Enraged by the ICC's decision to cut the number of teams in the 2015 World Cup to 10, the Irish cricket authorities and captain William Porterfield said the move is an "absolute disgrace" and damaging to the game.
The ICC cut the number of teams at the 2015 World Cup from 14 to 10 on Monday, dealing a blow to teams such as Ireland, Holland and Canada as they would not have a chance to qualify for the event.
A qualification process will, however, be held for the 2019 edition.
"It's an absolute disgrace and I don't know how they can even comprehend doing this. We have done everything they asked of us over the last few years in terms of restructuring Irish cricket and I can't come to terms with how they can just shut us out, do away with the qualification period and then try and call this a World Cup," Porterfield was quoted as saying in the media.
"We are currently ranked 10th, ahead of Zimbabwe, and there is no reason we can't move up another position, if not two, by the next World Cup. Instead, the door has been closed in our face. It is an embarrassment.
"I don't know what else we had to do in the World Cup, we held our own against the full members, we beat England, we got the fastest ever hundred.
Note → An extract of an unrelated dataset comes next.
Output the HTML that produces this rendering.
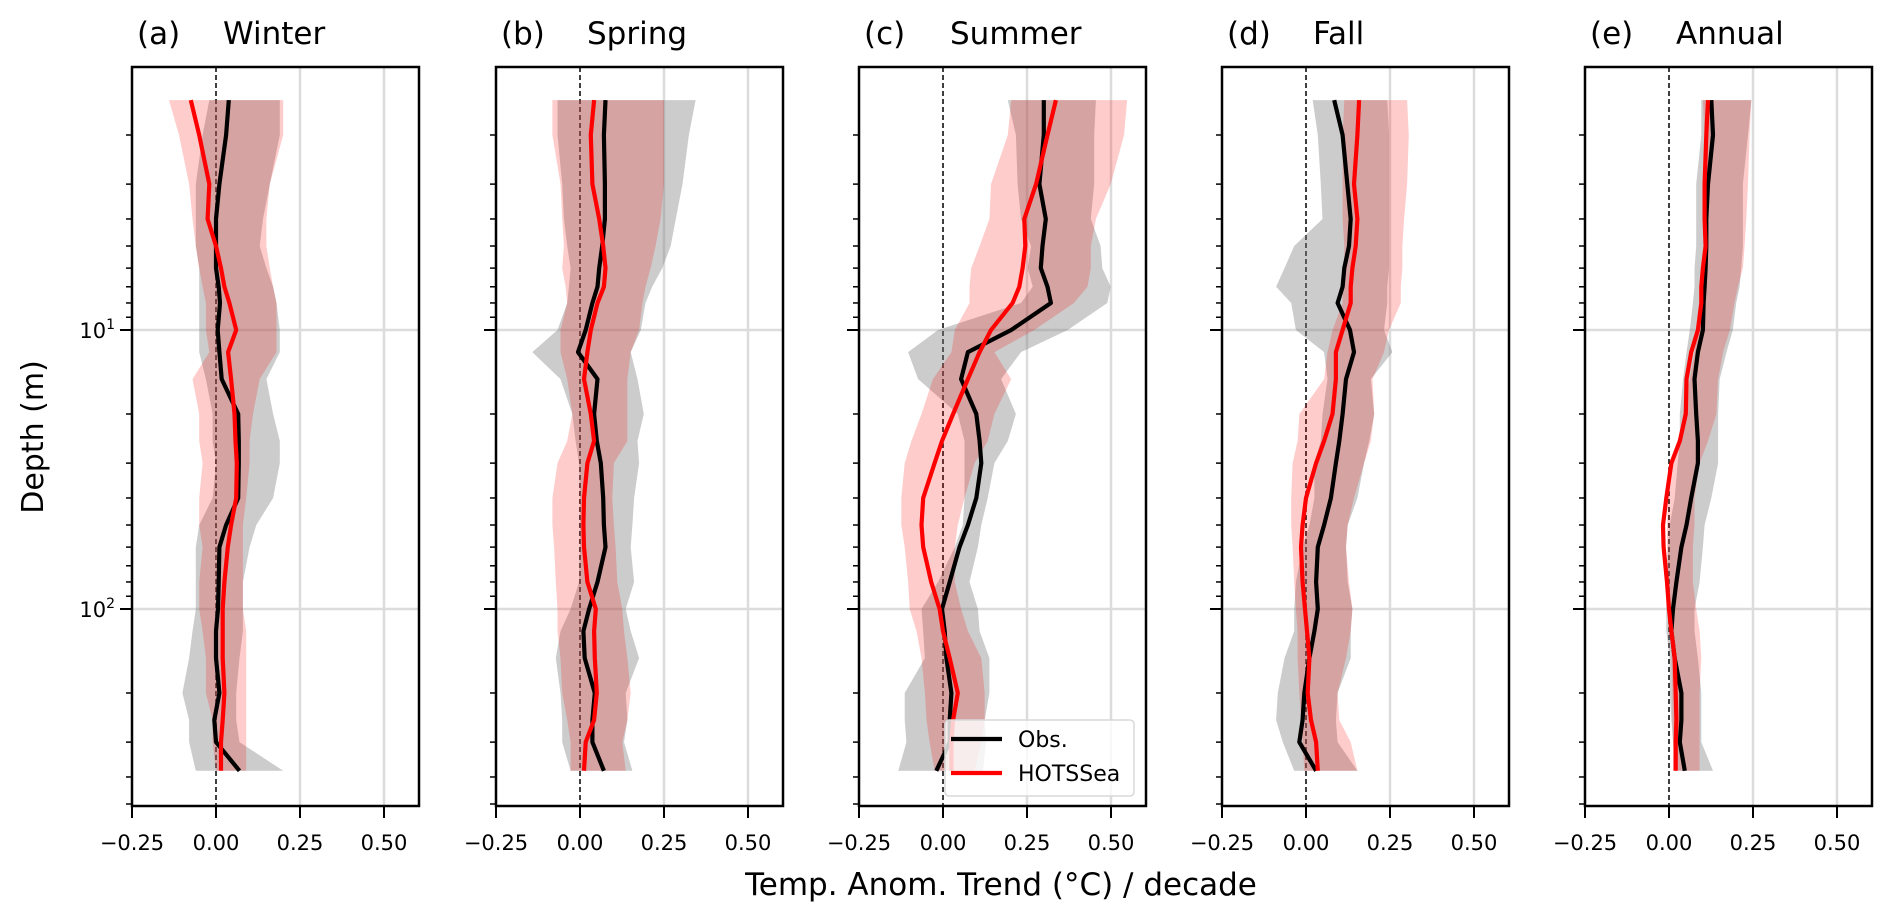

For them to turn around and throw that back in our face a few weeks later is an absolute joke," he fumed.
Porterfield also ridiculed the logic that expanding the World Twenty20 Championships to 16 teams would be of any consolation to the associates.
"To come out and try to cover things up by saying there are going to be 16 teams at the World Twenty20 is ridiculous," Porterfield said.
"They say it's a compensation but I can't agree with that because it is every player's dream to play at and win a World Cup. Everyone in the cricketing world can see they are shutting the door on not only a lot of players, but also on the development of world cricket.
"It's not just about Ireland. This could mean the death of cricket in a lot of countries...and all because a few full members are looking to make a few extra quid from the competitions," he added.
Cricket Ireland chief executive Warren Deutrom said he was left outraged by the ICC's decision.
"We're outraged by the decision today. We're not taking it lying down. It's a betrayal of sporting principles and it flies in the face of all the evidence we saw at the World Cup, which was that an associate nation could compete with the best teams in the world," he said.
"It's baffling but am I surprised? Not really, because clearly there are instances where protection of existing privileges is considered more important than any other principle - including those of sport, fairness and equality," he added.